§ **Work to do**:
Gather all lines in the data that hold the string "rendering".

§ **Data extract**:
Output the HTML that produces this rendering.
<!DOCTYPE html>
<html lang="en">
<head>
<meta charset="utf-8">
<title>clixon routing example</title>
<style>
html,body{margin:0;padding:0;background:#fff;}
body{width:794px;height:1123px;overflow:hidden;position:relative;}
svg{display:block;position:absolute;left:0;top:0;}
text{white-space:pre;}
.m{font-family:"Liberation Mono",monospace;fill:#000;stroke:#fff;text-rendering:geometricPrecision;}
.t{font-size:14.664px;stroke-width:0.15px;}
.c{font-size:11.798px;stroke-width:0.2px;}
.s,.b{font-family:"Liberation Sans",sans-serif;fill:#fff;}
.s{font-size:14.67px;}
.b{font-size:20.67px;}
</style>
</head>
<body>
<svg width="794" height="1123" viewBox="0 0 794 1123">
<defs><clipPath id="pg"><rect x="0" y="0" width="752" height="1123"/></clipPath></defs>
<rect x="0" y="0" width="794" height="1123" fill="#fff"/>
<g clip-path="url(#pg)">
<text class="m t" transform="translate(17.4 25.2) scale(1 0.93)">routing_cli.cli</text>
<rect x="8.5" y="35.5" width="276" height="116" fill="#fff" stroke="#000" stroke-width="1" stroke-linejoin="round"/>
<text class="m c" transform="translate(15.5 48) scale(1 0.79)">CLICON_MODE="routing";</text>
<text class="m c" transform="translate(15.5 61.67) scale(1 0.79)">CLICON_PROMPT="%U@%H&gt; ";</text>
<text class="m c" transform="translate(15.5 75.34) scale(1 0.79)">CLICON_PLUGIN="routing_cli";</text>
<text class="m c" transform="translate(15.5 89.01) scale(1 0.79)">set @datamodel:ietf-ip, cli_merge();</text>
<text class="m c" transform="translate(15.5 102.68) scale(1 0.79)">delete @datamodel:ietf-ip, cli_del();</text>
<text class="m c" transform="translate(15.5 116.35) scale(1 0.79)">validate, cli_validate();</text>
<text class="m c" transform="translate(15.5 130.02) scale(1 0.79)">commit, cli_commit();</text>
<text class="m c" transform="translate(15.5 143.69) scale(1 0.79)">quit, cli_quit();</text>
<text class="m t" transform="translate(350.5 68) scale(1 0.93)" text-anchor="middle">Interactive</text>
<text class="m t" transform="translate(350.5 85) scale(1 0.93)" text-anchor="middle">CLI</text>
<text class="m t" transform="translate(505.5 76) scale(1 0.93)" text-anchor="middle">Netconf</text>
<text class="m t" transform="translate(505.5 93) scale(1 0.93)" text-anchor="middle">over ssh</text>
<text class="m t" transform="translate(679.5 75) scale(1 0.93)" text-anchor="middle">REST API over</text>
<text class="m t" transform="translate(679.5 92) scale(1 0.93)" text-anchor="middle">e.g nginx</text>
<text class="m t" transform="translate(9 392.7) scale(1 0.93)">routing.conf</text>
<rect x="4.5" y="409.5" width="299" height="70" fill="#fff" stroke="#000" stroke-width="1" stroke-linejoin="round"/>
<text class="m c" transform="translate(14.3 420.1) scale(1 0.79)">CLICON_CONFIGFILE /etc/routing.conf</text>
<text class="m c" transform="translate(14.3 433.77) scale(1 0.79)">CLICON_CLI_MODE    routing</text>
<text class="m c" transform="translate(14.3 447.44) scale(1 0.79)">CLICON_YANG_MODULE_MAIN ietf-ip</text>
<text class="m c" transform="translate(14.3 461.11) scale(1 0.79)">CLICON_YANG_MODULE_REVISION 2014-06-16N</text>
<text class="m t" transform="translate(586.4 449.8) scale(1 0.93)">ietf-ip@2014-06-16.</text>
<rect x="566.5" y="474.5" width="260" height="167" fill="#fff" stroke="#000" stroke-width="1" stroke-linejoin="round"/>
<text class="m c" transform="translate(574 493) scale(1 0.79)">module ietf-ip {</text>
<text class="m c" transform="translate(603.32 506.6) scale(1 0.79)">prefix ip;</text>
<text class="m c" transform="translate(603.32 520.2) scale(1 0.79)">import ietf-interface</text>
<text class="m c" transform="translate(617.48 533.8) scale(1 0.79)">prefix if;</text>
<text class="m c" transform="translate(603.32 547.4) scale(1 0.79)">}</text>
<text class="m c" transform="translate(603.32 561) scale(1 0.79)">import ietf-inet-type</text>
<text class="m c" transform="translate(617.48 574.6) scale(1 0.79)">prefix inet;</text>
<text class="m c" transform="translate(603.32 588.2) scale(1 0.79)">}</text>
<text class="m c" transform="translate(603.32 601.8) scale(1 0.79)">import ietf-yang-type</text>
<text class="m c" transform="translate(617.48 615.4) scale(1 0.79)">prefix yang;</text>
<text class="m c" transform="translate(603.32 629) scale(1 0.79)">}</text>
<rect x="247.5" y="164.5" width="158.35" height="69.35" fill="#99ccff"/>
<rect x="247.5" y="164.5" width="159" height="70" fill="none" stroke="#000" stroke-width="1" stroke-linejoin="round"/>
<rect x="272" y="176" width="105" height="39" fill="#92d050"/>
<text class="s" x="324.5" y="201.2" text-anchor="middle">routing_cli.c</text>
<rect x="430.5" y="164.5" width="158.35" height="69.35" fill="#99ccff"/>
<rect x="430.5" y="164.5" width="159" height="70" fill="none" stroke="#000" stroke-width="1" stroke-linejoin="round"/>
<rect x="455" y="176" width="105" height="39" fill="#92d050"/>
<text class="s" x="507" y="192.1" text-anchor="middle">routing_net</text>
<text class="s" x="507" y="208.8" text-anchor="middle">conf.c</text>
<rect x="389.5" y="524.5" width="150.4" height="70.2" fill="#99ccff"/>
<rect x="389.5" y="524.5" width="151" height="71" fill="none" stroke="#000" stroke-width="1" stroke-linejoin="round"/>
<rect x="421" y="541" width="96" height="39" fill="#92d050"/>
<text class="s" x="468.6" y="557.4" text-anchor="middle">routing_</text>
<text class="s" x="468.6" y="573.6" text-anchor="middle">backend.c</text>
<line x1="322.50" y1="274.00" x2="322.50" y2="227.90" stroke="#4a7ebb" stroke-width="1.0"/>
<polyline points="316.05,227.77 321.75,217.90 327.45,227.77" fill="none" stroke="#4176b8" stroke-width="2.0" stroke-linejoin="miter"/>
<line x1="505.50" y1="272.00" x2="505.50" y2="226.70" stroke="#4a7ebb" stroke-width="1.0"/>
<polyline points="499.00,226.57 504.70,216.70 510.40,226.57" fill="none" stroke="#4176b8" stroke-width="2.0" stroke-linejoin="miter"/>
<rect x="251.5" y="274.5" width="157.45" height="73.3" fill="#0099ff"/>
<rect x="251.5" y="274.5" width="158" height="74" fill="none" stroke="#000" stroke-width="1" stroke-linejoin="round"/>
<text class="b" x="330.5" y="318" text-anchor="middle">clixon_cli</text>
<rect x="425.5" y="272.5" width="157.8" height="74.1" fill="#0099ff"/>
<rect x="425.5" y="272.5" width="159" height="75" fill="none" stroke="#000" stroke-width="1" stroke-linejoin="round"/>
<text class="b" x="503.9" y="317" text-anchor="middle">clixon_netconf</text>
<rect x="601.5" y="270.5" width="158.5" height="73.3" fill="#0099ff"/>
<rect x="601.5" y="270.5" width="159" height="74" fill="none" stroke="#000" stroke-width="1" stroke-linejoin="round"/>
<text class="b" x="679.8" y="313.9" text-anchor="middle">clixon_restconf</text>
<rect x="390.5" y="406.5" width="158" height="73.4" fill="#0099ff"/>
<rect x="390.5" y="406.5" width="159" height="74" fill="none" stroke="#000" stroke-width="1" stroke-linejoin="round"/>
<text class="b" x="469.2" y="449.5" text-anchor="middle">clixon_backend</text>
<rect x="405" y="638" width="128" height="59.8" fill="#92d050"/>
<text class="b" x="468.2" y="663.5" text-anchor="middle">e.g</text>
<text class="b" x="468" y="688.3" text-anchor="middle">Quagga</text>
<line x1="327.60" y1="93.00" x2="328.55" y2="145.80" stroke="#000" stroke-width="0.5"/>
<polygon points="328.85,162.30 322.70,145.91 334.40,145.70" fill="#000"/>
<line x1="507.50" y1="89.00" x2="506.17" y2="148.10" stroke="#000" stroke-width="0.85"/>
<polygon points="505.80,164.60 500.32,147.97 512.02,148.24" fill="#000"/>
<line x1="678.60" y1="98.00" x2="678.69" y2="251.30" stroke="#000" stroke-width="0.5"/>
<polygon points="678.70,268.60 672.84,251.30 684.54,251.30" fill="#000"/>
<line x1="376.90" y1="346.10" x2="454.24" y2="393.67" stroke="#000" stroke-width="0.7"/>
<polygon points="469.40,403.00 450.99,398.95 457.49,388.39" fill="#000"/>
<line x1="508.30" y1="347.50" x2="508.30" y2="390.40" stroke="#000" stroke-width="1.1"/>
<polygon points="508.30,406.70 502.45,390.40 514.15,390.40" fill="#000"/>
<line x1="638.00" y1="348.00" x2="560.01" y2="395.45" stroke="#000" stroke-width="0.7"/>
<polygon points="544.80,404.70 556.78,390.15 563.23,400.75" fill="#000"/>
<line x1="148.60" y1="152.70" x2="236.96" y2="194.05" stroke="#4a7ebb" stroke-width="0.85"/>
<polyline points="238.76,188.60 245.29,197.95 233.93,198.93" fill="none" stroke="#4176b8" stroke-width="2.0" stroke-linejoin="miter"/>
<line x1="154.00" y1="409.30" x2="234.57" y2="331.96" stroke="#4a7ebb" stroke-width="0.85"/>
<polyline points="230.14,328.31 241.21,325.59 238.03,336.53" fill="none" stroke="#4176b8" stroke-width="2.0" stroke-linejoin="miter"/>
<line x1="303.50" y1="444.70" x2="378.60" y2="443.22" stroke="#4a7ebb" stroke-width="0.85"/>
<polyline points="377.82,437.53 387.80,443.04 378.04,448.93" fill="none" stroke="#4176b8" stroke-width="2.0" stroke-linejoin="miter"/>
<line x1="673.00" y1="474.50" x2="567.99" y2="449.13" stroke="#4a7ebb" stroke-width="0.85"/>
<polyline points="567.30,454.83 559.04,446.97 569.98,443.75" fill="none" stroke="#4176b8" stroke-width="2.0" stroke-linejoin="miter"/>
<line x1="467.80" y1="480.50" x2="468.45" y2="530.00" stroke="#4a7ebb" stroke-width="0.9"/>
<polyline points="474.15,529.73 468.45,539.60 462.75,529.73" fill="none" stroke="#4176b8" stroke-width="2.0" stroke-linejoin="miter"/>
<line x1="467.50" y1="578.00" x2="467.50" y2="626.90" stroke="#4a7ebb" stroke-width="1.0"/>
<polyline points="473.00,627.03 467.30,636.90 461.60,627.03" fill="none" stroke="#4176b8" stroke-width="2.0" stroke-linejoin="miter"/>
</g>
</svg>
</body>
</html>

§ **Problem solution**:
Output the HTML that produces this rendering.
.m{font-family:"Liberation Mono",monospace;fill:#000;stroke:#fff;text-rendering:geometricPrecision;}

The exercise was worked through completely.